Divorce is hard, but when a third party gets involved in your marriage and it ends, the pain is even worse. Maybe you had an overbearing and meddling mother in law who never liked you from the start, and she chipped away at your marriage in various ways resulting in its demise. Or perhaps you or your spouse were married before and have kids from that marriage, and that ex continually meddled in your marriage and personal family affairs to the point where everything fell apart.
What is it?
Alienation of affection, or ‘heart balm’ torts are cases brought in civil court when a third party interferes with an otherwise happy marriage. Many states have eliminated these suits, but North Carolina still has the law on its books. A case decided in 2017 affirmed that these laws remain constitutional, because the State has a strong public policy interest in protecting the promise of marriage.

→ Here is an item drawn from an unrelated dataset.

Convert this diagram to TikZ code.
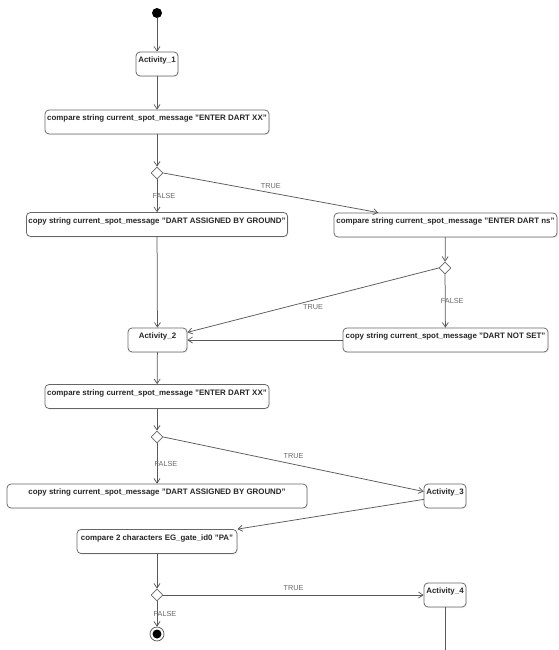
\documentclass[tikz,border=0pt]{standalone}
\usepackage{fontspec}
\setsansfont{Liberation Sans}
\usetikzlibrary{arrows.meta,shapes.geometric,shadows}

\begin{document}
\begin{tikzpicture}[x=1pt,y=-1pt,line cap=round,line join=round,
  flow/.style={draw=black!65,line width=0.75pt,-{Straight Barb[length=4.5pt,width=6pt]}},
  act/.style={draw=black!60,line width=0.75pt,fill=white,rounded corners=4pt,
    font=\sffamily\bfseries\fontsize{7.9}{9}\selectfont,text=black!85,
    inner xsep=2pt,inner ysep=0pt,text height=10.7pt,text depth=13.3pt,
    drop shadow={opacity=0.12,shadow xshift=1pt,shadow yshift=-1.2pt}},
  choice/.style={diamond,draw=black!60,line width=0.75pt,fill=white,
    inner sep=0pt,minimum width=12pt,minimum height=12pt},
  guard/.style={font=\sffamily\fontsize{7.3}{8}\selectfont,text=black!60,inner sep=1pt}]
  \useasboundingbox (0,0) rectangle (558,650);

  \node[circle,fill=black,inner sep=0pt,minimum size=10pt] (start) at (157,13) {};
  \node[act,minimum width=42pt] (act1) at (157,64) {Activity\_1};
  \node[act,minimum width=224pt] (cmp1) at (157,122) {compare string current\_spot\_message "ENTER DART XX"};
  \node[choice] (d1) at (157,173) {};
  \node[act,minimum width=260pt] (copy1) at (157,224.5) {copy string current\_spot\_message "DART ASSIGNED BY GROUND"};
  \node[act,minimum width=223pt] (cmpR) at (445.5,225) {compare string current\_spot\_message "ENTER DART ns"};
  \node[choice] (d2) at (445,268) {};
  \node[act,minimum width=205pt] (copy2) at (445.5,340) {copy string current\_spot\_message "DART NOT SET"};
  \node[act,minimum width=59pt] (act2) at (157.5,340) {Activity\_2};
  \node[act,minimum width=224pt] (cmp2) at (157,396.5) {compare string current\_spot\_message "ENTER DART XX"};
  \node[choice] (d3) at (157,437) {};
  \node[act,minimum width=300pt] (copy3) at (157,496) {copy string current\_spot\_message "DART ASSIGNED BY GROUND"};
  \node[act,minimum width=42pt] (act3) at (445,496) {Activity\_3};
  \node[act,minimum width=160pt] (cmp3) at (157,541.5) {compare 2 characters EG\_gate\_id0 "PA"};
  \node[choice] (d4) at (157,595) {};
  \node[act,minimum width=42pt] (act4) at (445,595) {Activity\_4};
  \node[circle,draw=black!65,line width=0.75pt,fill=white,minimum size=14pt,inner sep=0pt,
    path picture={\fill[black] (path picture bounding box.center) circle (4.5pt);}] (final) at (157,634) {};
  \coordinate (out4) at (445,650);

  \draw[flow] (start) -- (act1);
  \draw[flow] (act1) -- (cmp1);
  \draw[flow] (cmp1) -- (d1);
  \draw[flow] (d1) -- node[guard,xshift=7pt] {FALSE} (copy1);
  \draw[flow] (d1.east) -- node[guard,pos=.5,above=3pt] {TRUE} (cmpR);
  \draw[flow] (cmpR) -- (d2);
  \draw[flow] (d2) -- node[guard,xshift=7pt] {FALSE} (copy2);
  \draw[flow] (d2.west) -- node[guard,pos=.5,below=3pt] {TRUE} (act2);
  \draw[flow] (copy2) -- (act2);
  \draw[flow] (copy1) -- (act2);
  \draw[flow] (act2) -- (cmp2);
  \draw[flow] (cmp2) -- (d3);
  \draw[flow] (d3) -- node[guard,xshift=9pt] {FALSE} (copy3);
  \draw[flow] (d3.east) -- node[guard,pos=.5,above=4pt] {TRUE} (act3);
  \draw[flow] (act3) -- (cmp3.north east);
  \draw[flow] (cmp3) -- (d4);
  \draw[flow] (d4) -- node[guard,xshift=8pt] {FALSE} (final);
  \draw[flow] (d4) -- node[guard,pos=.5,above=3pt] {TRUE} (act4);
  \draw[draw=black!65,line width=0.75pt] (act4) -- (out4);
\end{tikzpicture}
\end{document}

Is it restricted to cheating third parties?
A suit is typically brought against someone who has engaged in infidelity with your spouse, but it can be brought against anyone who interfered in your marriage, such as in-laws, parents, or even a former ex-spouse from a marriage prior to your current one.
In order to have a valid claim for a heart balm action, your marriage and circumstances needs to show the following elements through evidence in court:
- You and your spouse had a loving marriage;
- The third party knew about your marriage, and interfered anyway;
- The malicious actions of that third party was the primary cause which resulted in the marriage ending;
- You were harmed by the acts of the third party.
These suits are often filed with criminal conversation and intentional infliction of emotional distress claims.
Divorce is hard, no matter the circumstances
Dealing with infidelity, meddling persons and divorce is all very stressful. The best thing to do is to speak with your attorney and see if you have a strong enough case to move forward. A heart balm action is an entirely different court case from your divorce, so child custody or property division is handled separately.